> WHAT THE EXERCISE ASKS
From the first line of the data down to and including the line with "350, 400, 450];", copy everything exactly, leaving out pictures.

==== DATA EXTRACT

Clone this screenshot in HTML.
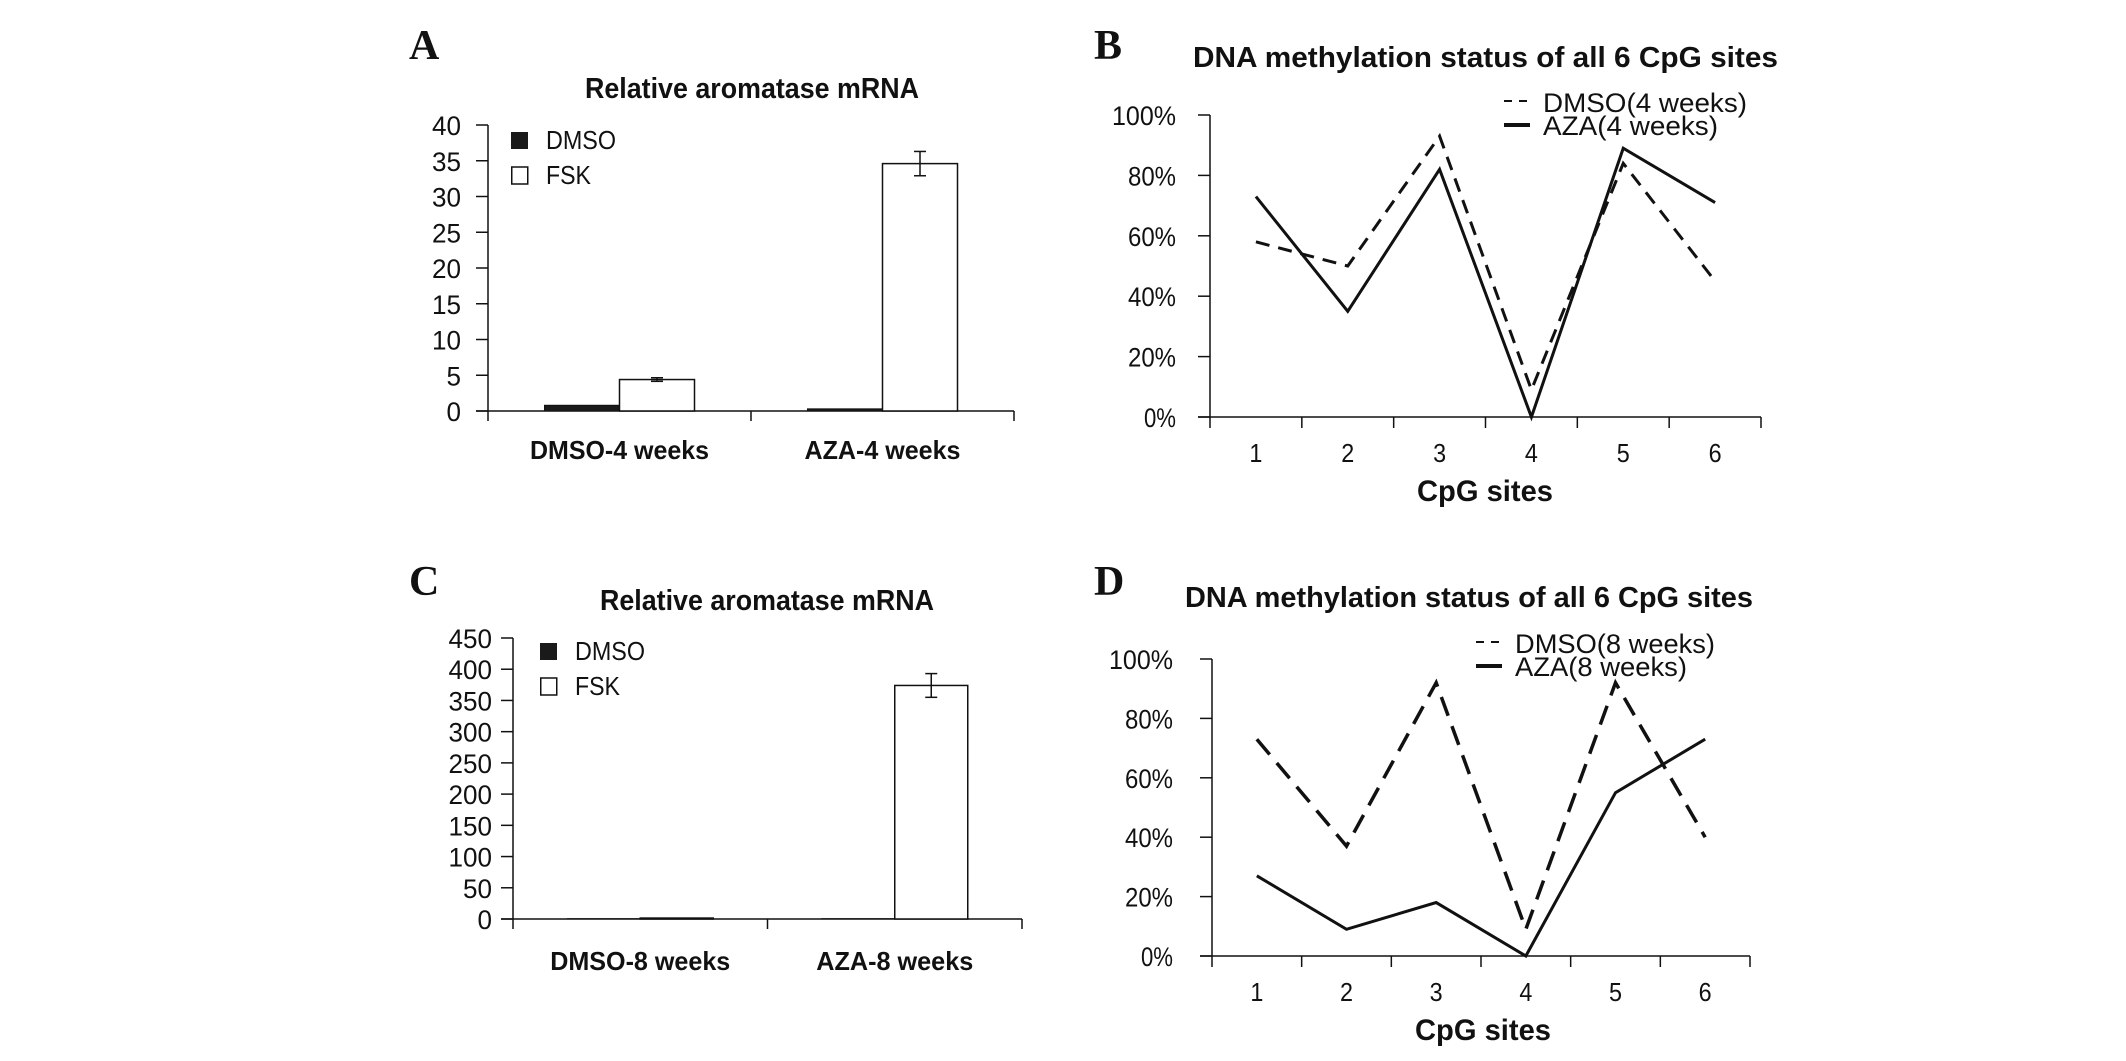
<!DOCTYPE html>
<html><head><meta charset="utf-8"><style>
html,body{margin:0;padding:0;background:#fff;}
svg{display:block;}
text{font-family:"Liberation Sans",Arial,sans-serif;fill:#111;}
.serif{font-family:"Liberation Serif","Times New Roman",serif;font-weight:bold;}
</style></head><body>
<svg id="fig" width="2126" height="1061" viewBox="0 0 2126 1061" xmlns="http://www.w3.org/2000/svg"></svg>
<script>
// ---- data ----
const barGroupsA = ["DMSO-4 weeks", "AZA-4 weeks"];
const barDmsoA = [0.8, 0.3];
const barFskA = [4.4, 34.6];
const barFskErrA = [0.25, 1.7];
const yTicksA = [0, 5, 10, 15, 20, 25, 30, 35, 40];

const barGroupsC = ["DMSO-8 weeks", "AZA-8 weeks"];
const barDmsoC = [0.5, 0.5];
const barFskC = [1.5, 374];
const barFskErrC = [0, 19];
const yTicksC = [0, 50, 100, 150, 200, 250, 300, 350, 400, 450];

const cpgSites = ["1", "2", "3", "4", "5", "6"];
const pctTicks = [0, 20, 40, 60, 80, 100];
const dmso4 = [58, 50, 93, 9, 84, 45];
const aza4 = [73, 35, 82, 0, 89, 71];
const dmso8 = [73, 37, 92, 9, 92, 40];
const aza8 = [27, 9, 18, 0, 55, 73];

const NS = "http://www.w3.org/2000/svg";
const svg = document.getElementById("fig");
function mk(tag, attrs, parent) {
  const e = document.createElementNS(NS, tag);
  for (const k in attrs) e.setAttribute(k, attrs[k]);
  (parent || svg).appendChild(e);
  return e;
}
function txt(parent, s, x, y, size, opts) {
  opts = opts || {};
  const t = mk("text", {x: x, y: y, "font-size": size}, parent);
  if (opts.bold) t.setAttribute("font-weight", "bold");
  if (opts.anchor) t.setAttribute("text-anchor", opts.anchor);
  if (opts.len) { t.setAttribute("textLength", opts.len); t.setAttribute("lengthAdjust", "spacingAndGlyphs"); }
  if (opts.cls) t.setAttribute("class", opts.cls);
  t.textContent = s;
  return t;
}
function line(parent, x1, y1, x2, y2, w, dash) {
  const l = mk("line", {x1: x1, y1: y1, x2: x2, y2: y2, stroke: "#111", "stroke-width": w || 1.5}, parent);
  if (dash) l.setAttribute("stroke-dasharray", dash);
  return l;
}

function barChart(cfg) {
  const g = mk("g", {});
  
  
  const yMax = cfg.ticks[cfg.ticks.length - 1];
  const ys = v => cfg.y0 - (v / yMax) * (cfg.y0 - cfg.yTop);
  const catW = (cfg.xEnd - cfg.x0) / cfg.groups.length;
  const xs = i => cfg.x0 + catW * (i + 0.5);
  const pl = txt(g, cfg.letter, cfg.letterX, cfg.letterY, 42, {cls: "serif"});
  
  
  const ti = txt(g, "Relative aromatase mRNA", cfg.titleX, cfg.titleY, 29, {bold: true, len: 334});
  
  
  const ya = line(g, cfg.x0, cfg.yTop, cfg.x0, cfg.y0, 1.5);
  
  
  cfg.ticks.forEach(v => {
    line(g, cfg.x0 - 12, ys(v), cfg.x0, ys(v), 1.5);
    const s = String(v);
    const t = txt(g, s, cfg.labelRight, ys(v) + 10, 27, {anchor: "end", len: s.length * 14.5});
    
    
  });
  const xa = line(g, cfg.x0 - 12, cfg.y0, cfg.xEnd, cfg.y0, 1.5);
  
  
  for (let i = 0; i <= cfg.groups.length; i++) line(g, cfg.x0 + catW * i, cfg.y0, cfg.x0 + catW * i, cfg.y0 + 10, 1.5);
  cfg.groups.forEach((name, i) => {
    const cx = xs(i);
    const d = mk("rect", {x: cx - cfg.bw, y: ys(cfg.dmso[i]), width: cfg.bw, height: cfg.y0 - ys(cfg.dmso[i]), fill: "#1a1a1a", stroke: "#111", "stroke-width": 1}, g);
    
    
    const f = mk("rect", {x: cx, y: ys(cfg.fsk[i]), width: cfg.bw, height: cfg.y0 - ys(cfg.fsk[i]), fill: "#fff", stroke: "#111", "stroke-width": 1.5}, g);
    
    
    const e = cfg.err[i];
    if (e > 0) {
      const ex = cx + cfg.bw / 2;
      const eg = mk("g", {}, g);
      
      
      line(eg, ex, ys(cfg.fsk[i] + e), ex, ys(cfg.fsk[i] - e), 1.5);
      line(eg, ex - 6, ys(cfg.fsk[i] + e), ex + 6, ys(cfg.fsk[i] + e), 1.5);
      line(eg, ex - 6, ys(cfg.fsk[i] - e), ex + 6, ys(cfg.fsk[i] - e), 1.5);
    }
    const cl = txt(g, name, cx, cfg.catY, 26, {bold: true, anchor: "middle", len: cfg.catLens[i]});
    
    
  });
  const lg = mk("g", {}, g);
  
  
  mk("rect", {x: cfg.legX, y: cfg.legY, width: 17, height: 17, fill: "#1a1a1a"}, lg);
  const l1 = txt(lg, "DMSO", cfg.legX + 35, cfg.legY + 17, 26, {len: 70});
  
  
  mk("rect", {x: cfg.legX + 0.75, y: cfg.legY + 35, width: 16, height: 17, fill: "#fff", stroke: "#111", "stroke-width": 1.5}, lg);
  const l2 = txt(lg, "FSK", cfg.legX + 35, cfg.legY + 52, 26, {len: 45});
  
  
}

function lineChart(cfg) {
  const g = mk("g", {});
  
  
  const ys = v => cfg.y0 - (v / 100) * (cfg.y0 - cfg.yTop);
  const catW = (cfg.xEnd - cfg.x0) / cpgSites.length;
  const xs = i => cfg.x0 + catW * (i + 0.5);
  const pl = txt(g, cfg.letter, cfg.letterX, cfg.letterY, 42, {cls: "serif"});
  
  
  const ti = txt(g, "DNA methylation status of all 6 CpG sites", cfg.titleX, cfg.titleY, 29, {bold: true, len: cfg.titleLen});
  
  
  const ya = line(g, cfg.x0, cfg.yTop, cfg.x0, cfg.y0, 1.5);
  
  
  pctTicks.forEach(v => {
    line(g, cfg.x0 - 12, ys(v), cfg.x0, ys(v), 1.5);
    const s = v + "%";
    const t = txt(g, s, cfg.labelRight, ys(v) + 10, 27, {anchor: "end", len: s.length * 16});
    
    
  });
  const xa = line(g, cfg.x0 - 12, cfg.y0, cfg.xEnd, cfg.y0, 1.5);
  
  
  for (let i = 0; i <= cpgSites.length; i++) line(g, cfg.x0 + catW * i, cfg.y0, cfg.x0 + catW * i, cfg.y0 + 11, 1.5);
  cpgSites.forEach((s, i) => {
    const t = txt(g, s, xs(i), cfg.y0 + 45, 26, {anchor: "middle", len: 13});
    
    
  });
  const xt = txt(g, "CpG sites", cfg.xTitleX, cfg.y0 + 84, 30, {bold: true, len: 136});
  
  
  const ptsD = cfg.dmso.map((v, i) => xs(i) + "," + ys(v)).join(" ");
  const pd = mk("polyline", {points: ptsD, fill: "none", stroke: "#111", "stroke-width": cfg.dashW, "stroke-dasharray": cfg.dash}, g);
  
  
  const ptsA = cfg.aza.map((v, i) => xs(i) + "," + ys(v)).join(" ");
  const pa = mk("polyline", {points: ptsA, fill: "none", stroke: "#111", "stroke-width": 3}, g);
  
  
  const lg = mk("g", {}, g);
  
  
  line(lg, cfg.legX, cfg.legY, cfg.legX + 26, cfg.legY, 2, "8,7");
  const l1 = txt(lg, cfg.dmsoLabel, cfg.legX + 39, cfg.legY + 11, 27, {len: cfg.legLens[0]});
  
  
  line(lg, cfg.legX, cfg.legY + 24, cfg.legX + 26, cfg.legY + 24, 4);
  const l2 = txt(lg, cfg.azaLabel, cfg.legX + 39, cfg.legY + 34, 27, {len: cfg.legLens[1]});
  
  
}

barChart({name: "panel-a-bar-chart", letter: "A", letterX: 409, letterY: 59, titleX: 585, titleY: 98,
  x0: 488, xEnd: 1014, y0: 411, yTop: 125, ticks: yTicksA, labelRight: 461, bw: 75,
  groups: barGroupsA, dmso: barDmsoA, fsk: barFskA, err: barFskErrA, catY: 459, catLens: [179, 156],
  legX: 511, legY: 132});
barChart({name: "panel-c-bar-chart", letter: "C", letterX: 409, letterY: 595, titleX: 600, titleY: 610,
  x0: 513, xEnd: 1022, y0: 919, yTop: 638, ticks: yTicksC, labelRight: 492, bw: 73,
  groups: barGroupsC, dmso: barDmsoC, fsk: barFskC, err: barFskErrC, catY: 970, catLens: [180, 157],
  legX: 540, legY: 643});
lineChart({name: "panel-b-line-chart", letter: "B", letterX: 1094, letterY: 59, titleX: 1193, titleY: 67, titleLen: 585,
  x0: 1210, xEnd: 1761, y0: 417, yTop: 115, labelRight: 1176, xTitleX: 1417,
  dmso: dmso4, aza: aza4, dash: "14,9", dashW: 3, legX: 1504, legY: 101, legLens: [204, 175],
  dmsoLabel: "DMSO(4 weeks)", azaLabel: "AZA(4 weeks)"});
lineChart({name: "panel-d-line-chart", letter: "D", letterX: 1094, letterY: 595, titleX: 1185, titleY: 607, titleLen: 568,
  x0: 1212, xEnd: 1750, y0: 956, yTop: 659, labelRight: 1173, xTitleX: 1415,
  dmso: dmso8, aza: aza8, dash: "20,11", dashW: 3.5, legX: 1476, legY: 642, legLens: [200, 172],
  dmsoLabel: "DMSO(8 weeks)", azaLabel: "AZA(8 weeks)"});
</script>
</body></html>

========

> TASK RESPONSE
Clone this screenshot in HTML.
<!DOCTYPE html>
<html><head><meta charset="utf-8"><style>
html,body{margin:0;padding:0;background:#fff;}
svg{display:block;}
text{font-family:"Liberation Sans",Arial,sans-serif;fill:#111;}
.serif{font-family:"Liberation Serif","Times New Roman",serif;font-weight:bold;}
</style></head><body>
<svg id="fig" width="2126" height="1061" viewBox="0 0 2126 1061" xmlns="http://www.w3.org/2000/svg"></svg>
<script>
// ---- data ----
const barGroupsA = ["DMSO-4 weeks", "AZA-4 weeks"];
const barDmsoA = [0.8, 0.3];
const barFskA = [4.4, 34.6];
const barFskErrA = [0.25, 1.7];
const yTicksA = [0, 5, 10, 15, 20, 25, 30, 35, 40];

const barGroupsC = ["DMSO-8 weeks", "AZA-8 weeks"];
const barDmsoC = [0.5, 0.5];
const barFskC = [1.5, 374];
const barFskErrC = [0, 19];
const yTicksC = [0, 50, 100, 150, 200, 250, 300, 350, 400, 450];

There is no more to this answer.